Sidestepping the academic snare that tripped Ken Burns in the making of his “Baseball” epic - too many talking heads, too many still photos - Washington blends authentic footage, interviews with Aaron’s family and former players and some reenactments, to tell Aaron’s story.

Re-enactments can be awkward. But most of these re-enactments are as valid as the rarely seen clips of Aaron playing second base for the Braves. In this case, I’d rather watch a boy hit a thrown bottle cap with a broom handle at twilight or feel how immensely sad it was to overhear a chef at a diner in Washington, D.C., shout to a busboy to “break those plates the niggers ate off” instead of listening to some outsider recount it.

Until he saw a Ku Klux Klan march in his small hometown outside of Mobile, Ala., Aaron was blissfully unaware of racism. At age 13, the quick-wristed youngster fell under the spell of Jackie Robinson, who had just joined the Brooklkn Dodgers. In 1952, he was an 18-yearold shortstop for the Indianapolis Clowns of the Negro League. When traveling with the team, white children would come up and rub black players’ arms “to see if the color would come off.”

In Milwaukee, where baseball fans were color-blind, Aaron became a star. He was given No. 5 when he broke in because he was “too skinny” to wear double digits. In 1957, Aaron and the Milwaukee Braves won the N.L. pennant and the World Series. Years later, Sandy Koufax would call him “the toughest hitter for me to get out.”

Later, in one of many TV clips interspersed throughout the program, Walter Cronkite announces that Aaron had just become the highest-paid player in baseball history in 1972, signing a three-year deal for $200,000 a year. In another old clip, Robin Williams, as Mork, says he would have to trade his whole planet for Aaron.

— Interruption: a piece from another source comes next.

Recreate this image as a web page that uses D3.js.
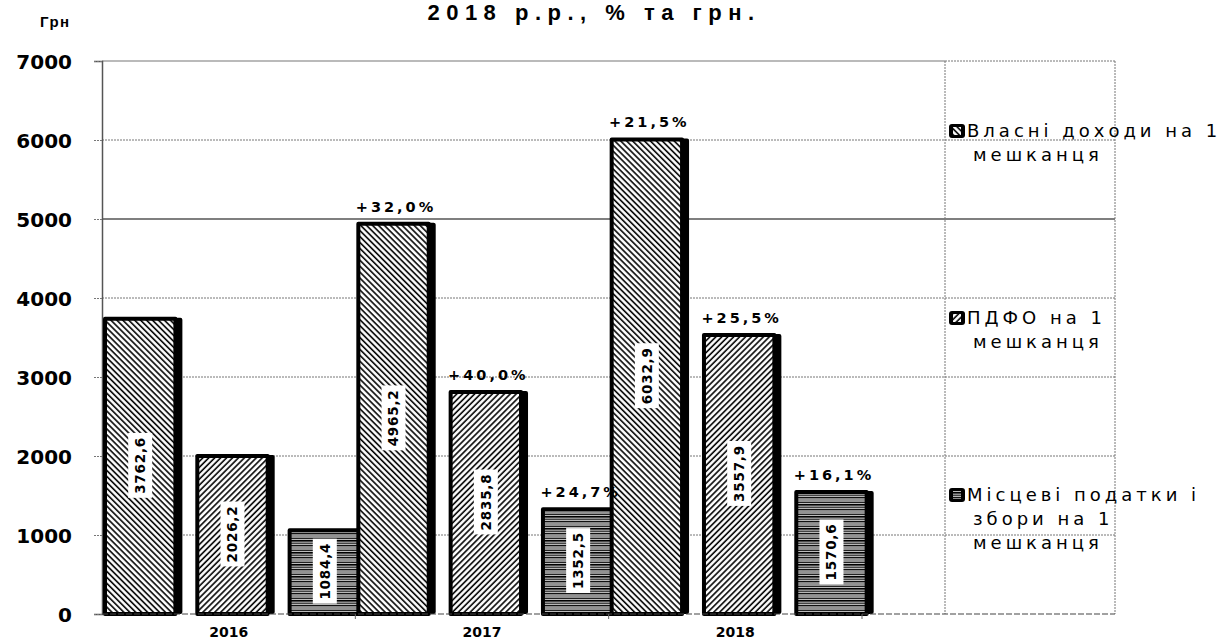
<!DOCTYPE html>
<html>
<head>
<meta charset="utf-8">
<script src="https://cdn.jsdelivr.net/npm/d3@7"></script>
<style>
  html, body { margin: 0; padding: 0; background: #fff; }
  svg { display: block; }
</style>
</head>
<body>
<svg id="chart" width="1228" height="644"></svg>
<script>
// ---- data ----
const years = ["2016", "2017", "2018"];
const seriesNames = ["Власні доходи на 1 мешканця", "ПДФО на 1 мешканця", "Місцеві податки і збори на 1 мешканця"];
const vlasniDokhody = [3762.6, 4965.2, 6032.9];
const pdfo = [2026.2, 2835.8, 3557.9];
const mistseviPodatky = [1084.4, 1352.5, 1570.6];
const growthVlasni = ["", "+32,0%", "+21,5%"];
const growthPdfo = ["", "+40,0%", "+25,5%"];
const growthMistsevi = ["", "+24,7%", "+16,1%"];
const yTicks = [0, 1000, 2000, 3000, 4000, 5000, 6000, 7000];
const legendLines = [
  ["Власні доходи на 1", "мешканця"],
  ["ПДФО на 1", "мешканця"],
  ["Місцеві податки і", "збори на 1", "мешканця"]
];
const titleText = "2018 р.р., % та грн.";
const unitText = "Грн";

const seriesValues = [vlasniDokhody, pdfo, mistseviPodatky];
const seriesGrowth = [growthVlasni, growthPdfo, growthMistsevi];

// ---- layout ----
const svg = d3.select("#chart");
const plotL = 102, plotR = 945, plotT = 61, plotB = 614, outerR = 1115;
const groupR = 862;

const y = d3.scaleLinear().domain([0, 7000]).range([plotB, plotT]);
const x0 = d3.scaleBand().domain(years).range([plotL, groupR]).paddingInner(0).paddingOuter(0);
const x1 = d3.scaleBand().domain(d3.range(3)).range([0, 264]).paddingInner(0.14).paddingOuter(0);

// ---- patterns ----
const defs = svg.append("defs");
function diag(id, angle) {
  const p = defs.append("pattern").attr("id", id).attr("patternUnits", "userSpaceOnUse")
    .attr("width", 4.2).attr("height", 4.2).attr("patternTransform", `rotate(${angle})`);
  p.append("rect").attr("width", 4.2).attr("height", 4.2).attr("fill", "#fff");
  p.append("line").attr("x1", 0).attr("x2", 4.2).attr("y1", 1).attr("y2", 1)
    .attr("stroke", "#000").attr("stroke-width", 1.6);
}
diag("patA", 45);
diag("patB", -45);
{
  const p = defs.append("pattern").attr("id", "patC").attr("patternUnits", "userSpaceOnUse")
    .attr("width", 8).attr("height", 12);
  p.append("rect").attr("width", 8).attr("height", 12).attr("fill", "#fff");
  const rows = [[0.8, "#000", 1.8], [3.2, "#444", 1.6], [5.6, "#111", 1.8], [8.0, "#777", 1.6], [10.4, "#222", 1.8]];
  rows.forEach(r => p.append("line").attr("x1", 0).attr("x2", 8).attr("y1", r[0]).attr("y2", r[0])
    .attr("stroke", r[1]).attr("stroke-width", r[2]));
}
const fills = ["url(#patA)", "url(#patB)", "url(#patC)"];

// ---- title & unit ----
svg.append("text").attr("x", 594).attr("y", 20).attr("text-anchor", "middle")
  .attr("font-family", "Liberation Sans, Arial, sans-serif").attr("font-weight", "bold")
  .attr("font-size", 22).attr("letter-spacing", 6.5).text(titleText);
svg.append("text").attr("x", 40).attr("y", 27)
  .attr("font-family", "Liberation Sans, Arial, sans-serif").attr("font-weight", "bold")
  .attr("font-size", 15).attr("letter-spacing", 1.5).text(unitText);

// ---- grid ----
const grid = svg.append("g");
yTicks.forEach(t => {
  const yy = y(t);
  if (t === 0) return;
  if (t === 5000) {
    grid.append("line").attr("x1", plotL).attr("x2", outerR).attr("y1", yy).attr("y2", yy)
      .attr("stroke", "#000").attr("stroke-width", 1.2);
  } else if (t === 7000) {
    grid.append("line").attr("x1", plotL).attr("x2", plotR).attr("y1", yy).attr("y2", yy)
      .attr("stroke", "#777").attr("stroke-width", 1.2);
    grid.append("line").attr("x1", plotR).attr("x2", outerR).attr("y1", yy).attr("y2", yy)
      .attr("stroke", "#777").attr("stroke-width", 1).attr("stroke-dasharray", "2,1");
  } else {
    grid.append("line").attr("x1", plotL).attr("x2", outerR).attr("y1", yy).attr("y2", yy)
      .attr("stroke", "#777").attr("stroke-width", 1).attr("stroke-dasharray", "2,1");
  }
});
[plotR, outerR].forEach(xx => grid.append("line").attr("x1", xx).attr("x2", xx)
  .attr("y1", plotT).attr("y2", plotB).attr("stroke", "#777").attr("stroke-width", 1)
  .attr("stroke-dasharray", "2,1"));

// ---- y axis ----
const yAxis = d3.axisLeft(y).tickValues(yTicks).tickSize(8).tickPadding(22).tickFormat(d3.format("d"));
const gy = svg.append("g").attr("transform", `translate(${plotL},0)`).call(yAxis);
gy.select(".domain").attr("stroke", "#555").attr("stroke-width", 1.5);
gy.selectAll(".tick line").attr("stroke", "#777").attr("stroke-dasharray", "2,1");
gy.selectAll(".tick text").attr("font-family", "DejaVu Sans, sans-serif").attr("font-weight", "bold")
  .attr("font-size", 20).attr("fill", "#000").attr("dy", "0.36em");

// ---- bars ----
const barsG = svg.append("g");
const labelsG = svg.append("g");
years.forEach((yr, gi) => {
  seriesValues.forEach((vals, si) => {
    const v = vals[gi];
    const L = x0(yr) + x1(si) + 1;
    const R = L + x1.bandwidth();
    const top = y(v);
    barsG.append("rect").attr("x", R - 9).attr("y", top + 1).attr("width", 9).attr("height", plotB - top - 1)
      .attr("rx", 2).attr("fill", "#000");
    barsG.append("rect").attr("x", L + 2).attr("y", top + 2).attr("width", R - L - 9).attr("height", plotB - top - 2)
      .attr("fill", fills[si]).attr("stroke", "#000").attr("stroke-width", 4).attr("stroke-linejoin", "round");
    const cx = (L + R - 5) / 2, cy = (top + plotB) / 2;
    const g = labelsG.append("g").attr("transform", `translate(${cx},${cy}) rotate(-90)`);
    const txt = g.append("text").attr("text-anchor", "middle").attr("dy", "0.36em")
      .attr("font-family", "DejaVu Sans, sans-serif")
      .attr("font-weight", "bold").attr("font-size", 13.5).attr("letter-spacing", 0.8)
      .text(d3.format(".1f")(v).replace(".", ","));
    const bb = txt.node().getBBox();
    g.insert("rect", "text").attr("x", bb.x - 4).attr("y", -12).attr("width", bb.width + 8).attr("height", 24)
      .attr("fill", "#fff");
    const gr = seriesGrowth[si][gi];
    if (gr) {
      labelsG.append("text").attr("x", (L + R) / 2).attr("y", top - 10).attr("text-anchor", "middle")
        .attr("font-family", "DejaVu Sans, sans-serif").attr("font-weight", "bold")
        .attr("font-size", 14.5).attr("letter-spacing", 3).text(gr);
    }
  });
});

// ---- x axis ----
svg.append("line").attr("x1", plotL).attr("x2", outerR).attr("y1", plotB).attr("y2", plotB)
  .attr("stroke", "#444").attr("stroke-width", 1.2).attr("stroke-dasharray", "6,2");
const xAxis = d3.axisBottom(x0).tickSize(0).tickPadding(13);
const gx = svg.append("g").attr("transform", `translate(0,${plotB})`).call(xAxis);
gx.select(".domain").remove();
gx.selectAll(".tick text").attr("font-family", "DejaVu Sans, sans-serif").attr("font-weight", "bold")
  .attr("font-size", 14).attr("fill", "#000");
years.forEach(yr => {
  const xx = x0(yr) + x0.step();
  svg.append("line").attr("x1", xx).attr("x2", xx).attr("y1", plotB).attr("y2", plotB + 5)
    .attr("stroke", "#666").attr("stroke-width", 1);
});

// ---- legend ----
const legendY = [137, 324, 501];
const legG = svg.append("g");
legendLines.forEach((lines, i) => {
  legG.append("rect").attr("x", 949).attr("y", legendY[i] - 13).attr("width", 16).attr("height", 14)
    .attr("rx", 3).attr("fill", "#000");
  legG.append("rect").attr("x", 953).attr("y", legendY[i] - 10).attr("width", 8).attr("height", 8)
    .attr("fill", fills[i]);
  lines.forEach((ln, j) => {
    legG.append("text").attr("x", j === 0 ? 967 : 973).attr("y", legendY[i] + j * 24)
      .attr("font-family", "DejaVu Sans, sans-serif").attr("font-size", 18)
      .attr("letter-spacing", 4).attr("fill", "#000").text(ln);
  });
});
</script>
</body>
</html>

That media attention prompted Aaron to speak out against racial injustice, a platform he said he felt obliged to ascend after the retirement of Robinson and others in the first tier of black major-leaguers.

Aaron’s opinions came to the fore during the Ruth record chase, and the pressure on Aaron doubled. Bodyguards were hired to watch his children. He ran on the field in Cincinnati the night he hit No. 715 wondering if a sniper was in the stands.

At a screening in Atlanta, observers said Aaron, now a vice president at Turner Broadcasting, was visibly moved. That happens when you face some dark memories, a life put in context. It’s a reminder, and we all need them sometimes.